I do a lot of work with both traditional RDBMSes and NoSQL databases.

The main question I would ask is: Is your data schemaless? Often it is - especially when storing what we'd normally call a "document". Heavily polymorphic data is often better stored schemaless. And sometimes you don't necessarily have the schema in advance (common when storing "other people's JSON").

You can store schemaless data in Postgres via the JSONB type, so this isn't necessarily a "Mongo vs Postgres" issue, but more of a general data modeling issue.

As a point of reference, the folks that struggle with schemaless tend to be the ones using Javascript, Ruby, or other type-ambiguous languages. Schemaless is less of a problem in Java and other languages where class structures enforce your schema.

Not having to know all / as many of the structural details up-front could be of value in some use-cases. It can translate to reducing time-to-start cutting code, which can (in some cases) be a business priority, and can lead to identifying critical dependency problems earlier in development.

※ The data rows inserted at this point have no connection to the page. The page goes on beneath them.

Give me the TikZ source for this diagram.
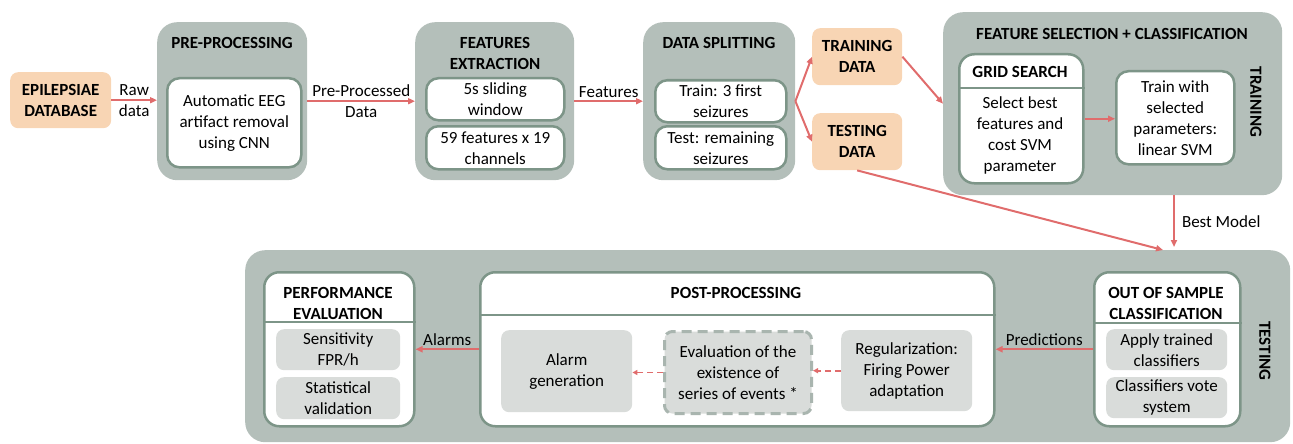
\documentclass[tikz,border=0pt]{standalone}
\usepackage{fontspec}
\setmainfont{Carlito}
\usetikzlibrary{arrows.meta}
\definecolor{stagegray}{HTML}{B4BFBA}
\definecolor{rimgreen}{HTML}{7D9588}
\definecolor{softgray}{HTML}{D9DCDA}
\definecolor{dataorange}{HTML}{F8D5B4}
\definecolor{flowred}{HTML}{E06C6C}
\definecolor{dashgray}{HTML}{A9B5AF}
\begin{document}
\begin{tikzpicture}[x=1pt, y=-1pt,
	every node/.style={font=\fontsize{17}{21}\selectfont, align=center, inner sep=0pt},
	stage/.style={fill=stagegray, rounded corners=20pt, anchor=north west},
	panel/.style={draw=rimgreen, line width=2.5pt, fill=white, rounded corners=12pt, anchor=north west},
	databox/.style={fill=dataorange, rounded corners=8pt, anchor=north west, font=\fontsize{17}{21}\selectfont\bfseries},
	softbox/.style={fill=softgray, rounded corners=8pt, anchor=north west},
	title/.style={font=\fontsize{17}{21}\selectfont\bfseries},
	cut/.style={draw=rimgreen, line width=2pt},
	flow/.style={draw=flowred, line width=2pt, -{Triangle[length=7pt, width=6pt]}},
	weak/.style={draw=flowred, line width=1.6pt, dash pattern=on 6pt off 4pt, -{Triangle[length=5pt, width=5pt]}}]
	\useasboundingbox (0,0) rectangle (1293,444);
	\node[databox, minimum width=101, minimum height=56] (epi) at (10,72) {EPILEPSIAE\\DATABASE};
	\node[stage, minimum width=150, minimum height=158] (pre) at (157,22) {};
	\node[title] (pretitle) at (232,43) {PRE-PROCESSING};
	\node[panel, minimum width=134, minimum height=89] (prein) at (166,77) {Automatic EEG\\artifact removal\\using CNN};
	\node[stage, minimum width=159, minimum height=158] (feat) at (415,22) {};
	\node[title] (feattitle) at (495,53) {FEATURES\\EXTRACTION};
	\node[panel, minimum width=138, minimum height=42] (feata) at (425,77) {5s sliding\\window};
	\node[panel, minimum width=138, minimum height=43] (featb) at (425,125) {59 features x 19\\channels};
	\node[stage, minimum width=152, minimum height=158] (split) at (643,22) {};
	\node[title] (splittitle) at (719,43) {DATA SPLITTING};
	\node[panel, minimum width=131, minimum height=42] (splita) at (654,79) {Train: 3 first\\seizures};
	\node[panel, minimum width=131, minimum height=43] (splitb) at (654,125) {Test: remaining\\seizures};
	\node[databox, minimum width=90, minimum height=57] (traind) at (812,28) {TRAINING\\DATA};
	\node[databox, minimum width=90, minimum height=57] (testd) at (812,113) {TESTING\\DATA};
	\node[stage, minimum width=339, minimum height=183] (fsel) at (943,12) {};
	\node[title] (fseltitle) at (1112,34) {FEATURE SELECTION + CLASSIFICATION};
	\node[title, rotate=-90] (trainlbl) at (1256,102) {TRAINING};
	\node[panel, rounded corners=15pt, minimum width=124, minimum height=129] (grid) at (958,53) {};
	\node[title] (gridtitle) at (1020,72) {GRID SEARCH};
	\node (gridtext) at (1020,135) {Select best\\features and\\cost SVM\\parameter};
	\node[panel, minimum width=118, minimum height=93] (fit) at (1115,70) {Train with\\selected\\parameters:\\linear SVM};
	\coordinate (gridcut) at (0,88);
	\draw[cut] (grid.west |- gridcut) -- (grid.east |- gridcut);
	\node[stage, minimum width=1045, minimum height=192] (test) at (245,250) {};
	\node[title, rotate=-90] (testlbl) at (1265,351) {TESTING};
	\node[panel, rounded corners=15pt, minimum width=150, minimum height=154] (perf) at (263,271) {};
	\node[title] (perftitle) at (338,303) {PERFORMANCE\\EVALUATION};
	\coordinate (perfcut) at (0,322);
	\draw[cut] (perf.west |- perfcut) -- (perf.east |- perfcut);
	\node[softbox, minimum width=124, minimum height=41] (sens) at (276,329) {Sensitivity\\FPR/h};
	\node[softbox, minimum width=124, minimum height=42] (stat) at (276,377) {Statistical\\validation};
	\node[panel, rounded corners=15pt, minimum width=514, minimum height=154] (post) at (479,271) {};
	\node[title] (posttitle) at (736,293) {POST-PROCESSING};
	\coordinate (postcut) at (0,315);
	\draw[cut] (post.west |- postcut) -- (post.east |- postcut);
	\node[softbox, minimum width=131, minimum height=82] (alarm) at (501,330) {Alarm\\generation};
	\node[softbox, draw=dashgray, line width=3pt, dash pattern=on 10pt off 6pt, minimum width=147, minimum height=82] (evalb) at (663,330) {Evaluation of the\\existence of\\series of events *};
	\node[softbox, minimum width=131, minimum height=81] (reg) at (841,330) {Regularization:\\Firing Power\\adaptation};
	\node[panel, rounded corners=15pt, minimum width=146, minimum height=154] (oos) at (1093,271) {};
	\node[title] (oostitle) at (1166,303) {OUT OF SAMPLE\\CLASSIFICATION};
	\coordinate (ooscut) at (0,323);
	\draw[cut] (oos.west |- ooscut) -- (oos.east |- ooscut);
	\node[softbox, minimum width=121, minimum height=41] (apply) at (1106,329) {Apply trained\\classifiers};
	\node[softbox, minimum width=121, minimum height=41] (vote) at (1106,377) {Classifiers vote\\system};
	\coordinate (testin) at (1163,250);
	\coordinate (bestin) at (1174,247);
	\draw[flow] (epi.east) -- (epi.east -| pre.west) node[midway] {Raw\\data};
	\draw[flow] (pre.east) -- (pre.east -| feat.west) node[midway] {Pre-Processed\\Data};
	\draw[flow] (feat.east) -- (feat.east -| split.west) node[midway, above=3pt] {Features};
	\draw[flow] (split.east) -- (traind.west);
	\draw[flow] (split.east) -- (testd.west);
	\draw[flow] (traind.east) -- (fsel.west);
	\draw[flow] (grid.east) -- (grid.east -| fit.west);
	\draw[flow] (fsel.south -| bestin) -- (bestin) node[midway, right=7pt] {Best Model};
	\draw[flow] (testd.south) -- (testin);
	\draw[flow] (oos.west) -- (oos.west -| post.east) node[midway, above=3pt] {Predictions};
	\draw[flow] (post.west) -- (post.west -| perf.east) node[midway, above=3pt] {Alarms};
	\draw[weak] (reg.west) -- (reg.west -| evalb.east);
	\draw[weak] (evalb.west) -- (evalb.west -| alarm.east);
\end{tikzpicture}
\end{document}
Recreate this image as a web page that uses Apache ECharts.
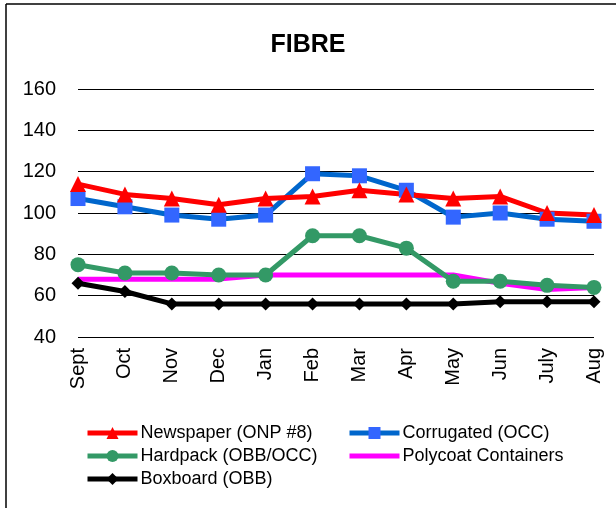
<!DOCTYPE html>
<html><head><meta charset="utf-8">
<script src="https://cdn.jsdelivr.net/npm/echarts@6/dist/echarts.min.js"></script>
<style>html,body{margin:0;padding:0;background:#fff}#c{width:616px;height:508px}</style>
</head><body><div id="c"></div>
<script>
const months = ['Sept','Oct','Nov','Dec','Jan','Feb','Mar','Apr','May','Jun','July','Aug'];
const newspaper = [114,109,107,104,107,108,111,109,107,108,100,99];
const corrugated = [107,103,99,97,99,119,118,111,98,100,97,96];
const hardpack = [75,71,71,70,70,89,89,83,67,67,65,64];
const polycoat = [68,68,68,68,70,70,70,70,70,66,63,64];
const boxboard = [66,62,56,56,56,56,56,56,56,57,57,57];
const yTicks = {min:40, max:160, interval:20};

const F = 'Liberation Sans, Arial, sans-serif';
const chart = echarts.init(document.getElementById('c'), null, {renderer:'canvas'});
function s(name, data, color, symbol, size, symColor){
  return {name, type:'line', data, symbol, symbolSize:size, showSymbol: symbol!=='none',
    lineStyle:{color, width:5}, itemStyle:{color: symColor||color}, color,
    animation:false};
}
const legText = {fontFamily:F, fontSize:18, color:'#000', padding:[0,0,0,-2]};
const legBase = {top:424, padding:0, orient:'vertical', itemWidth:50, itemHeight:15, itemGap:5,
  textStyle:legText, lineStyle:{width:5}};
chart.setOption({
  animation:false,
  title:{text:'FIBRE', left:'center', top:28, textStyle:{fontFamily:F, fontSize:25, fontWeight:'bold', color:'#000'}},
  grid:{left:78, right:22, top:89, bottom:171},
  xAxis:{type:'category', data:months, boundaryGap:false,
    axisLine:{show:false}, axisTick:{show:false},
    axisLabel:{rotate:90, fontFamily:F, fontSize:20, color:'#000', margin:11}},
  yAxis:{type:'value', min:yTicks.min, max:yTicks.max, interval:yTicks.interval,
    axisLine:{show:false}, axisTick:{show:false},
    axisLabel:{fontFamily:F, fontSize:20, color:'#000', margin:22},
    splitLine:{lineStyle:{color:'#000', width:1}}},
  legend:[
    Object.assign({left:85, data:['Newspaper (ONP #8)','Hardpack (OBB/OCC)','Boxboard (OBB)']}, legBase),
    Object.assign({left:347, data:['Corrugated (OCC)',{name:'Polycoat Containers', itemStyle:{opacity:0}}]}, legBase)
  ],
  graphic:[
    {type:'line', shape:{x1:6, y1:4, x2:616, y2:4}, style:{stroke:'#000', lineWidth:1.5}},
    {type:'line', shape:{x1:6, y1:4, x2:6, y2:508}, style:{stroke:'#000', lineWidth:1.5}}
  ],
  series:[
    s('Polycoat Containers', polycoat, '#ff00ff', 'none', 0),
    s('Boxboard (OBB)', boxboard, '#000000', 'diamond', 13),
    s('Hardpack (OBB/OCC)', hardpack, '#339966', 'circle', 15),
    s('Corrugated (OCC)', corrugated, '#0066cc', 'rect', 15, '#3366ff'),
    s('Newspaper (ONP #8)', newspaper, '#ff0000', 'triangle', 16)
  ]
});
</script></body></html>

I'd happily agree that's an inappropriate model in close to 99% of cases, and that even if it was the right model one could (and most likely should) still use a decent database for this anyway.

I can't speak to document stores very well, but one spot where schema-on-read makes sense is in data warehousing type applications. One of the potential troubles with the traditional ETL approach is that transforming the data to fit a fixed schema almost always involves some information loss that might make the data less suitable for answering certain questions.

That's fine if you can predict what questions your business intelligence or data science team will be asked ahead of time, but, realistically, you can't actually do that. Using a schema-on-read data warehouse instead is a more costly option, but also leaves you more able to respond to changing business demands.

One pretty cool use of schema on read is Splunk. It wants to take in all the data and let you search, transform and visualize it in a variety of ways some of which you may not know until you start exploring what data you have.